§ Exercise
In the material below, please retype the lines from the very first through the one with "const dividerTop = 0.00444, dividerBottom", exactly and without pictures.

┄┄┄┄┄┄┄┄┄┄

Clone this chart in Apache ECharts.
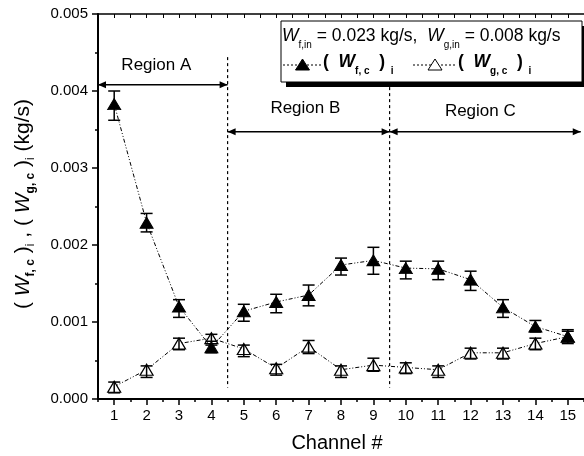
<!DOCTYPE html>
<html><head><meta charset="utf-8">
<script src="https://cdn.jsdelivr.net/npm/echarts@6/dist/echarts.min.js"></script>
<style>html,body{margin:0;padding:0;background:#fff}#c{width:584px;height:456px}</style>
</head><body><div id="c"></div>
<script>
const channels = [1,2,3,4,5,6,7,8,9,10,11,12,13,14,15];
const channelLabels = ['1','2','3','4','5','6','7','8','9','10','11','12','13','14','15'];
const fVals = [0.00383,0.00229,0.00120,0.00067,0.00114,0.00126,0.00135,0.00174,0.00180,0.00170,0.00169,0.00155,0.00119,0.00094,0.00081];
const fHi   = [0.00400,0.00241,0.00129,0.00075,0.00123,0.00136,0.00148,0.00183,0.00197,0.00179,0.00179,0.00166,0.00129,0.00102,0.00090];
const fLo   = [0.00362,0.00217,0.00106,0.00060,0.00101,0.00112,0.00121,0.00161,0.00162,0.00156,0.00155,0.00141,0.00106,0.00087,0.00072];
const gVals = [0.00016,0.00038,0.00072,0.00079,0.00065,0.00040,0.00068,0.00038,0.00044,0.00041,0.00038,0.00060,0.00060,0.00072,0.00081];
const gHi   = [0.00022,0.00043,0.00079,0.00084,0.00070,0.00045,0.00076,0.00043,0.00053,0.00047,0.00043,0.00066,0.00066,0.00079,0.00088];
const gLo   = [0.00008,0.00028,0.00064,0.00070,0.00055,0.00031,0.00059,0.00028,0.00036,0.00033,0.00028,0.00052,0.00052,0.00064,0.00075];
const yTicks = [0, 0.001, 0.002, 0.003, 0.004, 0.005];
const regionNames = ['Region A','Region B','Region C'];
const regionFrom  = [0.5, 4.5, 9.5];
const regionTo    = [4.5, 9.5, 15.4];
const regionArrowY = [0.00408, 0.00347, 0.00347];
const regionLabelX = [2.3, 6.9, 12.3];
const regionLabelY = [0.00434, 0.00377, 0.00374];
const dividerX = [4.5, 9.5];
const dividerTop = 0.00444, dividerBottom = 0.00015;

const FAM = '"Liberation Sans", Arial, sans-serif';
const mctx = document.createElement('canvas').getContext('2d');
function fontStr(s){ return (s.style||'normal')+' '+(s.weight||'normal')+' '+s.size+'px '+FAM; }
function measure(segs){ let w=0; for(const s of segs){ mctx.font=fontStr(s); w+=mctx.measureText(s.text).width; } return w; }
function runs(segs, x0, y0, z){
  let x=x0; const els=[];
  for(const s of segs){
    mctx.font=fontStr(s);
    const el={type:'text', x:x, y:y0+(s.dy||0), style:{text:s.text, fontSize:s.size, fontFamily:FAM, fontStyle:s.style||'normal', fontWeight:s.weight||'normal', fill:'#000', align:'left', verticalAlign:'middle'}};
    if(z!=null) el.z=z;
    els.push(el);
    x+=mctx.measureText(s.text).width;
  }
  return els;
}

const chart = echarts.init(document.getElementById('c'), null, {renderer:'canvas'});

const M=21, S=12, D=8;
const ySegs = [
  {text:'( ', size:M},{text:'W', size:M, style:'italic'},{text:'f, c', size:S, weight:'bold', dy:D},{text:' )', size:M},{text:'i', size:S, dy:D},
  {text:' , ', size:M},
  {text:'( ', size:M},{text:'W', size:M, style:'italic'},{text:'g, c', size:S, weight:'bold', dy:D},{text:' )', size:M},{text:'i', size:S, dy:D},
  {text:' (kg/s)', size:M}
];
const yW = measure(ySegs);

const L=17.5, LS=10, LD=9;
const leg1 = [
  {text:'W', size:L, style:'italic'},{text:'f,in', size:LS, dy:LD},{text:' = 0.023 kg/s,  ', size:L},
  {text:'W', size:L, style:'italic'},{text:'g,in', size:LS, dy:LD},{text:' = 0.008 kg/s', size:L}
];
const legF = [{text:'(  ', size:L, weight:'bold'},{text:'W', size:L, weight:'bold', style:'italic'},{text:'f, c', size:LS, weight:'bold', dy:LD},{text:'  )', size:L, weight:'bold'},{text:'  i', size:LS, weight:'bold', dy:LD}];
const legG = [{text:'(  ', size:L, weight:'bold'},{text:'W', size:L, weight:'bold', style:'italic'},{text:'g, c', size:LS, weight:'bold', dy:LD},{text:'  )', size:L, weight:'bold'},{text:'  i', size:LS, weight:'bold', dy:LD}];

function legendSample(x1, x2, y, filled){
  const cx=(x1+x2)/2;
  return [
    {type:'line', z:110, shape:{x1:x1,y1:y,x2:x2,y2:y}, style:{stroke:'#000', lineWidth:1, lineDash:[2,2]}},
    {type:'polygon', z:111, shape:{points:[[cx,y-6],[cx+7,y+5],[cx-7,y+5]]}, style:{fill: filled?'#000':'#fff', stroke:'#000', lineWidth:1}}
  ];
}

const graphics = [
  {type:'group', x:23, y:204, rotation:Math.PI/2, children: runs(ySegs, -yW/2, 0)},
  {type:'text', x:337, y:443, style:{text:'Channel #', fontSize:20, fontFamily:FAM, fill:'#000', align:'center', verticalAlign:'middle'}},
  {type:'rect', shape:{x:286, y:26, width:301, height:61}, style:{fill:'#000'}, z:100},
  {type:'rect', shape:{x:281, y:21, width:301, height:61}, style:{fill:'#fff', stroke:'#000', lineWidth:1}, z:101}
].concat(
  runs(leg1, 282, 36, 110),
  legendSample(283, 322, 65, true),
  runs(legF, 323, 62, 110),
  legendSample(413, 457, 65, false),
  runs(legG, 458, 62, 110)
);

function errRender(){
  return function(params, api){
    const x=api.value(0), l=api.value(1), h=api.value(2);
    const p1=api.coord([x,h]), p2=api.coord([x,l]); const w=6;
    const st={stroke:'#000', lineWidth:1.5};
    return {type:'group', children:[
      {type:'line', shape:{x1:p1[0],y1:p1[1],x2:p2[0],y2:p2[1]}, style:st},
      {type:'line', shape:{x1:p1[0]-w,y1:p1[1],x2:p1[0]+w,y2:p1[1]}, style:st},
      {type:'line', shape:{x1:p2[0]-w,y1:p2[1],x2:p2[0]+w,y2:p2[1]}, style:st}
    ]};
  };
}

function arrowHead(tip, dir){
  const len=8, hw=3.5;
  return {type:'polygon', shape:{points:[[tip[0],tip[1]],[tip[0]-dir*len,tip[1]-hw],[tip[0]-dir*len,tip[1]+hw]]}, style:{fill:'#000'}};
}

const regionData = regionNames.map((n,i)=>[regionFrom[i], regionTo[i], regionArrowY[i], regionLabelX[i], regionLabelY[i], i]);

const option = {
  animation:false,
  backgroundColor:'#fff',
  textStyle:{fontFamily:FAM},
  grid:{left:98, right:-2, top:14, bottom:57, containLabel:false},
  xAxis:[
    {type:'value', min:0.5, max:15.5, interval:0.5, position:'bottom',
     axisLine:{show:true, onZero:false, lineStyle:{color:'#000', width:2}},
     axisTick:{show:true, inside:false, length:3, lineStyle:{color:'#000', width:1.5}},
     axisLabel:{show:false}, splitLine:{show:false}},
    {type:'category', data:channelLabels, position:'bottom', boundaryGap:true,
     axisLine:{show:false, onZero:false},
     axisTick:{show:true, alignWithLabel:true, inside:false, length:6, lineStyle:{color:'#000', width:1.5}},
     axisLabel:{show:true, color:'#000', fontSize:15, fontFamily:FAM, margin:9, interval:0},
     splitLine:{show:false}},
    {type:'value', min:0.5, max:15.5, interval:0.5, position:'top',
     axisLine:{show:true, onZero:false, lineStyle:{color:'#000', width:1.5}},
     axisTick:{show:true, inside:true, length:4, lineStyle:{color:'#000', width:1}},
     axisLabel:{show:false}, splitLine:{show:false}}
  ],
  yAxis:[
    {type:'value', min:yTicks[0], max:yTicks[yTicks.length-1], interval:0.001, position:'left',
     axisLine:{show:true, onZero:false, lineStyle:{color:'#000', width:2}},
     axisTick:{show:true, inside:false, length:6, lineStyle:{color:'#000', width:1.5}},
     minorTick:{show:true, splitNumber:2, length:3, lineStyle:{color:'#000', width:1.5}},
     axisLabel:{color:'#000', fontSize:15, fontFamily:FAM, margin:10, formatter:v=>v.toFixed(3)},
     splitLine:{show:false}}
  ],
  graphic: graphics,
  series:[
    {type:'custom', name:'regions', xAxisIndex:0, yAxisIndex:0, z:1, silent:true,
     data: regionData,
     renderItem:function(params, api){
       const i=api.value(5);
       const a=api.coord([api.value(0), api.value(2)]), b=api.coord([api.value(1), api.value(2)]);
       const lab=api.coord([api.value(3), api.value(4)]);
       const ch=[
         {type:'line', shape:{x1:a[0],y1:a[1],x2:b[0],y2:b[1]}, style:{stroke:'#000', lineWidth:1.5}},
         arrowHead(a,-1), arrowHead(b,1),
         {type:'text', x:lab[0], y:lab[1], style:{text:regionNames[i], fontSize:17, fontFamily:FAM, fill:'#000', align:'center', verticalAlign:'middle'}}
       ];
       if(i<dividerX.length){
         const t=api.coord([dividerX[i], dividerTop]), bt=api.coord([dividerX[i], dividerBottom]);
         ch.push({type:'line', shape:{x1:t[0],y1:t[1],x2:bt[0],y2:bt[1]}, style:{stroke:'#000', lineWidth:1.2, lineDash:[3,3]}});
       }
       return {type:'group', children:ch};
     }},
    {type:'line', name:'g', xAxisIndex:0, data:channels.map((c,i)=>[c,gVals[i]]), z:3,
     symbol:'triangle', symbolSize:[13,11], showAllSymbol:true,
     lineStyle:{color:'#000', width:1, type:[4,2,1,2,1,2]},
     itemStyle:{color:'#fff', borderColor:'#000', borderWidth:1.2}},
    {type:'custom', name:'gErr', xAxisIndex:0, data:channels.map((c,i)=>[c,gLo[i],gHi[i]]), z:4, renderItem:errRender()},
    {type:'line', name:'f', xAxisIndex:0, data:channels.map((c,i)=>[c,fVals[i]]), z:5,
     symbol:'triangle', symbolSize:[13,11], showAllSymbol:true,
     lineStyle:{color:'#000', width:1, type:[4,2,1,2,1,2]},
     itemStyle:{color:'#000', borderColor:'#000', borderWidth:1}},
    {type:'custom', name:'fErr', xAxisIndex:0, data:channels.map((c,i)=>[c,fLo[i],fHi[i]]), z:6, renderItem:errRender()}
  ]
};
chart.setOption(option);
</script>
</body></html>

┄┄┄┄┄┄┄┄┄┄

§ Answer in full
Clone this chart in Apache ECharts.
<!DOCTYPE html>
<html><head><meta charset="utf-8">
<script src="https://cdn.jsdelivr.net/npm/echarts@6/dist/echarts.min.js"></script>
<style>html,body{margin:0;padding:0;background:#fff}#c{width:584px;height:456px}</style>
</head><body><div id="c"></div>
<script>
const channels = [1,2,3,4,5,6,7,8,9,10,11,12,13,14,15];
const channelLabels = ['1','2','3','4','5','6','7','8','9','10','11','12','13','14','15'];
const fVals = [0.00383,0.00229,0.00120,0.00067,0.00114,0.00126,0.00135,0.00174,0.00180,0.00170,0.00169,0.00155,0.00119,0.00094,0.00081];
const fHi   = [0.00400,0.00241,0.00129,0.00075,0.00123,0.00136,0.00148,0.00183,0.00197,0.00179,0.00179,0.00166,0.00129,0.00102,0.00090];
const fLo   = [0.00362,0.00217,0.00106,0.00060,0.00101,0.00112,0.00121,0.00161,0.00162,0.00156,0.00155,0.00141,0.00106,0.00087,0.00072];
const gVals = [0.00016,0.00038,0.00072,0.00079,0.00065,0.00040,0.00068,0.00038,0.00044,0.00041,0.00038,0.00060,0.00060,0.00072,0.00081];
const gHi   = [0.00022,0.00043,0.00079,0.00084,0.00070,0.00045,0.00076,0.00043,0.00053,0.00047,0.00043,0.00066,0.00066,0.00079,0.00088];
const gLo   = [0.00008,0.00028,0.00064,0.00070,0.00055,0.00031,0.00059,0.00028,0.00036,0.00033,0.00028,0.00052,0.00052,0.00064,0.00075];
const yTicks = [0, 0.001, 0.002, 0.003, 0.004, 0.005];
const regionNames = ['Region A','Region B','Region C'];
const regionFrom  = [0.5, 4.5, 9.5];
const regionTo    = [4.5, 9.5, 15.4];
const regionArrowY = [0.00408, 0.00347, 0.00347];
const regionLabelX = [2.3, 6.9, 12.3];
const regionLabelY = [0.00434, 0.00377, 0.00374];
const dividerX = [4.5, 9.5];
const dividerTop = 0.00444, dividerBottom = 0.00015;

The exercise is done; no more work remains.